━━ DATASET SECTION ━━
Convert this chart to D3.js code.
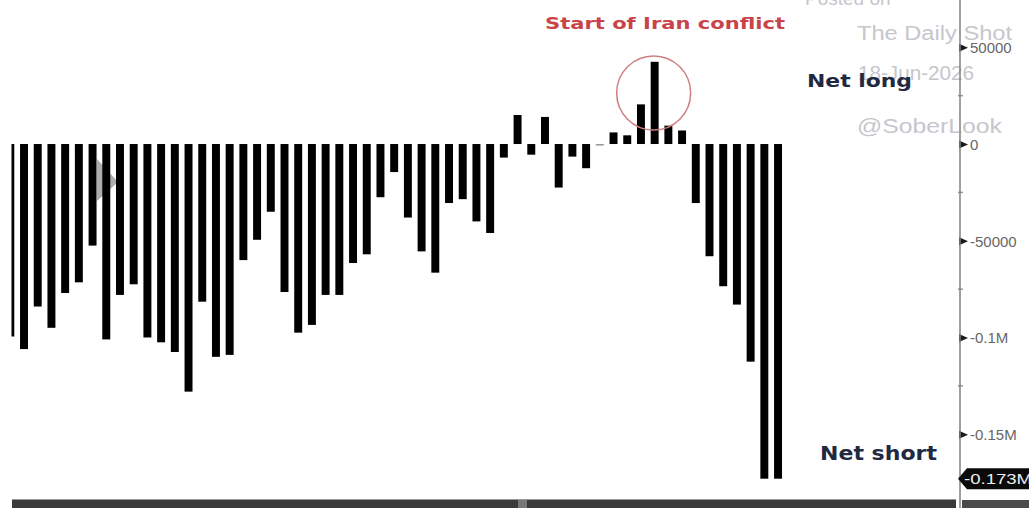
<!DOCTYPE html>
<html>
<head>
<meta charset="utf-8">
<script src="https://cdn.jsdelivr.net/npm/d3@7"></script>
<style>
    body { margin: 0; background: #fff; }
    svg { display: block; }
    .tick text { font-family: "Liberation Sans", Arial, sans-serif; }
</style>
</head>
<body>
<svg id="chart" width="1029" height="508"></svg>
<script>
// weekly net positioning (contracts)
var netPositions = [
    -99500, -106000, -84000, -95000, -77000, -71500, -52500, -101000, -78000, -72500,
    -100000, -102500, -107500, -128000, -81500, -110000, -109000, -60000, -49500, -35000,
    -76500, -97500, -93500, -78000, -78000, -61500, -57000, -27500, -14500, -38000,
    -55500, -66500, -30500, -28500, -40000, -46000, -7000, 15000, -5500, 14000,
    -22500, -6500, -12500, -800, 6000, 4500, 20500, 42500, 9500, 7000,
    -30500, -58000, -73500, -83000, -112500, -173000, -173000
];
var majorTicks = [50000, 0, -50000, -100000, -150000];
var tickLabels = ['50000', '0', '-50000', '-0.1M', '-0.15M'];
var minorTicks = [25000, -25000, -75000, -125000];
var lastLabel = '-0.173M';
var eventIndex = 47; // spike at start of conflict

var svg = d3.select('#chart');

var x = d3.scaleBand()
    .domain(d3.range(netPositions.length))
    .range([3.45, 784.9])
    .paddingInner(0.42)
    .paddingOuter(0.21);

var y = d3.scaleLinear()
    .domain([-150000, 50000])
    .range([434.2, 47.3]);

var axisX = 960;

svg.append('defs').append('clipPath')
    .attr('id', 'plotClip')
    .append('rect')
    .attr('x', 11.5).attr('y', 0)
    .attr('width', axisX - 11.5).attr('height', 508);

// watermark text
var wm = svg.append('g')
    .attr('fill', '#c6c6cc')
    .style('font-family', '"Liberation Sans", Arial, sans-serif');
wm.append('text').attr('x', 805).attr('y', 5).attr('font-size', 19).text('Posted on');
wm.append('text').attr('x', 857).attr('y', 40).attr('font-size', 20)
    .attr('textLength', 155).attr('lengthAdjust', 'spacingAndGlyphs').text('The Daily Shot');
wm.append('text').attr('x', 858).attr('y', 80).attr('font-size', 20)
    .attr('textLength', 116).attr('lengthAdjust', 'spacingAndGlyphs').text('18-Jun-2026');
wm.append('text').attr('x', 857).attr('y', 133).attr('font-size', 20)
    .attr('textLength', 145).attr('lengthAdjust', 'spacingAndGlyphs').text('@SoberLook');

var plot = svg.append('g').attr('clip-path', 'url(#plotClip)');

// faint play-arrow artefact behind the bars
plot.append('path')
    .attr('d', 'M97,159 L118,182 L97,201 Z')
    .attr('fill', '#8a8a8a')
    .attr('opacity', 0.7);

plot.selectAll('rect.bar')
    .data(netPositions)
    .enter()
    .append('rect')
    .attr('class', 'bar')
    .attr('x', function (d, i) { return x(i); })
    .attr('width', x.bandwidth())
    .attr('y', function (d) { return y(Math.max(0, d)); })
    .attr('height', function (d) { return Math.abs(y(d) - y(0)); })
    .attr('fill', function (d) { return Math.abs(d) < 2000 ? '#999' : '#000'; });

// annotation circle round the spike
svg.append('circle')
    .attr('cx', x(eventIndex) + x.bandwidth() / 2 - 1)
    .attr('cy', 93)
    .attr('r', 37)
    .attr('fill', 'none')
    .attr('stroke', '#cf7f80')
    .attr('stroke-width', 1.5);

svg.append('text')
    .attr('x', 545).attr('y', 29)
    .attr('fill', '#c9434b')
    .attr('font-size', 16)
    .attr('font-weight', 'bold')
    .attr('textLength', 240).attr('lengthAdjust', 'spacingAndGlyphs')
    .style('font-family', '"DejaVu Sans", Verdana, sans-serif')
    .text('Start of Iran conflict');

svg.append('text')
    .attr('x', 807).attr('y', 87)
    .attr('fill', '#1f2940')
    .attr('font-size', 18)
    .attr('font-weight', 'bold')
    .attr('textLength', 105).attr('lengthAdjust', 'spacingAndGlyphs')
    .style('font-family', '"DejaVu Sans", Verdana, sans-serif')
    .text('Net long');

svg.append('text')
    .attr('x', 820).attr('y', 460)
    .attr('fill', '#1f2940')
    .attr('font-size', 19)
    .attr('font-weight', 'bold')
    .attr('textLength', 117).attr('lengthAdjust', 'spacingAndGlyphs')
    .style('font-family', '"DejaVu Sans", Verdana, sans-serif')
    .text('Net short');

// bottom scroll strip
svg.append('rect')
    .attr('x', 12).attr('y', 500).attr('width', axisX - 16).attr('height', 8)
    .attr('fill', '#3a3a3a');
svg.append('line')
    .attr('x1', 12).attr('x2', axisX - 4).attr('y1', 499.5).attr('y2', 499.5)
    .attr('stroke', '#9a9a9a');
svg.append('rect')
    .attr('x', 518).attr('y', 500).attr('width', 9).attr('height', 8)
    .attr('fill', '#777');
svg.append('rect')
    .attr('x', axisX + 2).attr('y', 500).attr('width', 1029 - axisX).attr('height', 8)
    .attr('fill', '#4a4a4a');

// right axis
var axis = d3.axisRight(y)
    .tickValues(majorTicks)
    .tickFormat(function (d, i) { return tickLabels[i]; })
    .tickSize(0)
    .tickPadding(10);

var axisG = svg.append('g')
    .attr('transform', 'translate(' + axisX + ',0)')
    .call(axis);

axisG.select('.domain').remove();
axisG.selectAll('.tick text')
    .attr('fill', '#666')
    .attr('font-size', 15)
    .attr('dy', '0.35em');
axisG.selectAll('.tick')
    .append('path')
    .attr('d', 'M-1,-4 L8,0 L-1,4 Z')
    .attr('fill', '#1a1a1a');

axisG.selectAll('line.minor')
    .data(minorTicks)
    .enter()
    .append('line')
    .attr('class', 'minor')
    .attr('x1', -2).attr('x2', 3)
    .attr('y1', function (d) { return y(d); })
    .attr('y2', function (d) { return y(d); })
    .attr('stroke', '#999')
    .attr('stroke-width', 1.5);

svg.append('line')
    .attr('x1', axisX).attr('x2', axisX)
    .attr('y1', 0).attr('y2', 508)
    .attr('stroke', '#808080')
    .attr('stroke-width', 1.5);

// last value tag
var lastY = y(netPositions[netPositions.length - 1]);
svg.append('path')
    .attr('d', 'M' + (axisX - 2) + ',' + lastY + ' L' + (axisX + 7) + ',' + (lastY - 10.5) +
        ' L1029,' + (lastY - 10.5) + ' L1029,' + (lastY + 10.5) + ' L' + (axisX + 7) + ',' + (lastY + 10.5) + ' Z')
    .attr('fill', '#0a0a0a');
svg.append('text')
    .attr('x', axisX + 4).attr('y', lastY + 5)
    .attr('fill', '#eee')
    .attr('font-size', 14)
    .attr('textLength', 68).attr('lengthAdjust', 'spacingAndGlyphs')
    .style('font-family', '"Liberation Sans Narrow", "Liberation Sans", Arial, sans-serif')
    .text(lastLabel);
</script>
</body>
</html>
━━━
• [WHAT TO WORK ON]: Every line above should be returned word for word, with the pictures left behind.

• [RESULT OF THE TASK]:
Convert this chart to D3.js code.
<!DOCTYPE html>
<html>
<head>
<meta charset="utf-8">
<script src="https://cdn.jsdelivr.net/npm/d3@7"></script>
<style>
    body { margin: 0; background: #fff; }
    svg { display: block; }
    .tick text { font-family: "Liberation Sans", Arial, sans-serif; }
</style>
</head>
<body>
<svg id="chart" width="1029" height="508"></svg>
<script>
// weekly net positioning (contracts)
var netPositions = [
    -99500, -106000, -84000, -95000, -77000, -71500, -52500, -101000, -78000, -72500,
    -100000, -102500, -107500, -128000, -81500, -110000, -109000, -60000, -49500, -35000,
    -76500, -97500, -93500, -78000, -78000, -61500, -57000, -27500, -14500, -38000,
    -55500, -66500, -30500, -28500, -40000, -46000, -7000, 15000, -5500, 14000,
    -22500, -6500, -12500, -800, 6000, 4500, 20500, 42500, 9500, 7000,
    -30500, -58000, -73500, -83000, -112500, -173000, -173000
];
var majorTicks = [50000, 0, -50000, -100000, -150000];
var tickLabels = ['50000', '0', '-50000', '-0.1M', '-0.15M'];
var minorTicks = [25000, -25000, -75000, -125000];
var lastLabel = '-0.173M';
var eventIndex = 47; // spike at start of conflict

var svg = d3.select('#chart');

var x = d3.scaleBand()
    .domain(d3.range(netPositions.length))
    .range([3.45, 784.9])
    .paddingInner(0.42)
    .paddingOuter(0.21);

var y = d3.scaleLinear()
    .domain([-150000, 50000])
    .range([434.2, 47.3]);

var axisX = 960;

svg.append('defs').append('clipPath')
    .attr('id', 'plotClip')
    .append('rect')
    .attr('x', 11.5).attr('y', 0)
    .attr('width', axisX - 11.5).attr('height', 508);

// watermark text
var wm = svg.append('g')
    .attr('fill', '#c6c6cc')
    .style('font-family', '"Liberation Sans", Arial, sans-serif');
wm.append('text').attr('x', 805).attr('y', 5).attr('font-size', 19).text('Posted on');
wm.append('text').attr('x', 857).attr('y', 40).attr('font-size', 20)
    .attr('textLength', 155).attr('lengthAdjust', 'spacingAndGlyphs').text('The Daily Shot');
wm.append('text').attr('x', 858).attr('y', 80).attr('font-size', 20)
    .attr('textLength', 116).attr('lengthAdjust', 'spacingAndGlyphs').text('18-Jun-2026');
wm.append('text').attr('x', 857).attr('y', 133).attr('font-size', 20)
    .attr('textLength', 145).attr('lengthAdjust', 'spacingAndGlyphs').text('@SoberLook');

var plot = svg.append('g').attr('clip-path', 'url(#plotClip)');

// faint play-arrow artefact behind the bars
plot.append('path')
    .attr('d', 'M97,159 L118,182 L97,201 Z')
    .attr('fill', '#8a8a8a')
    .attr('opacity', 0.7);

plot.selectAll('rect.bar')
    .data(netPositions)
    .enter()
    .append('rect')
    .attr('class', 'bar')
    .attr('x', function (d, i) { return x(i); })
    .attr('width', x.bandwidth())
    .attr('y', function (d) { return y(Math.max(0, d)); })
    .attr('height', function (d) { return Math.abs(y(d) - y(0)); })
    .attr('fill', function (d) { return Math.abs(d) < 2000 ? '#999' : '#000'; });

// annotation circle round the spike
svg.append('circle')
    .attr('cx', x(eventIndex) + x.bandwidth() / 2 - 1)
    .attr('cy', 93)
    .attr('r', 37)
    .attr('fill', 'none')
    .attr('stroke', '#cf7f80')
    .attr('stroke-width', 1.5);

svg.append('text')
    .attr('x', 545).attr('y', 29)
    .attr('fill', '#c9434b')
    .attr('font-size', 16)
    .attr('font-weight', 'bold')
    .attr('textLength', 240).attr('lengthAdjust', 'spacingAndGlyphs')
    .style('font-family', '"DejaVu Sans", Verdana, sans-serif')
    .text('Start of Iran conflict');

svg.append('text')
    .attr('x', 807).attr('y', 87)
    .attr('fill', '#1f2940')
    .attr('font-size', 18)
    .attr('font-weight', 'bold')
    .attr('textLength', 105).attr('lengthAdjust', 'spacingAndGlyphs')
    .style('font-family', '"DejaVu Sans", Verdana, sans-serif')
    .text('Net long');

svg.append('text')
    .attr('x', 820).attr('y', 460)
    .attr('fill', '#1f2940')
    .attr('font-size', 19)
    .attr('font-weight', 'bold')
    .attr('textLength', 117).attr('lengthAdjust', 'spacingAndGlyphs')
    .style('font-family', '"DejaVu Sans", Verdana, sans-serif')
    .text('Net short');

// bottom scroll strip
svg.append('rect')
    .attr('x', 12).attr('y', 500).attr('width', axisX - 16).attr('height', 8)
    .attr('fill', '#3a3a3a');
svg.append('line')
    .attr('x1', 12).attr('x2', axisX - 4).attr('y1', 499.5).attr('y2', 499.5)
    .attr('stroke', '#9a9a9a');
svg.append('rect')
    .attr('x', 518).attr('y', 500).attr('width', 9).attr('height', 8)
    .attr('fill', '#777');
svg.append('rect')
    .attr('x', axisX + 2).attr('y', 500).attr('width', 1029 - axisX).attr('height', 8)
    .attr('fill', '#4a4a4a');

// right axis
var axis = d3.axisRight(y)
    .tickValues(majorTicks)
    .tickFormat(function (d, i) { return tickLabels[i]; })
    .tickSize(0)
    .tickPadding(10);

var axisG = svg.append('g')
    .attr('transform', 'translate(' + axisX + ',0)')
    .call(axis);

axisG.select('.domain').remove();
axisG.selectAll('.tick text')
    .attr('fill', '#666')
    .attr('font-size', 15)
    .attr('dy', '0.35em');
axisG.selectAll('.tick')
    .append('path')
    .attr('d', 'M-1,-4 L8,0 L-1,4 Z')
    .attr('fill', '#1a1a1a');

axisG.selectAll('line.minor')
    .data(minorTicks)
    .enter()
    .append('line')
    .attr('class', 'minor')
    .attr('x1', -2).attr('x2', 3)
    .attr('y1', function (d) { return y(d); })
    .attr('y2', function (d) { return y(d); })
    .attr('stroke', '#999')
    .attr('stroke-width', 1.5);

svg.append('line')
    .attr('x1', axisX).attr('x2', axisX)
    .attr('y1', 0).attr('y2', 508)
    .attr('stroke', '#808080')
    .attr('stroke-width', 1.5);

// last value tag
var lastY = y(netPositions[netPositions.length - 1]);
svg.append('path')
    .attr('d', 'M' + (axisX - 2) + ',' + lastY + ' L' + (axisX + 7) + ',' + (lastY - 10.5) +
        ' L1029,' + (lastY - 10.5) + ' L1029,' + (lastY + 10.5) + ' L' + (axisX + 7) + ',' + (lastY + 10.5) + ' Z')
    .attr('fill', '#0a0a0a');
svg.append('text')
    .attr('x', axisX + 4).attr('y', lastY + 5)
    .attr('fill', '#eee')
    .attr('font-size', 14)
    .attr('textLength', 68).attr('lengthAdjust', 'spacingAndGlyphs')
    .style('font-family', '"Liberation Sans Narrow", "Liberation Sans", Arial, sans-serif')
    .text(lastLabel);
</script>
</body>
</html>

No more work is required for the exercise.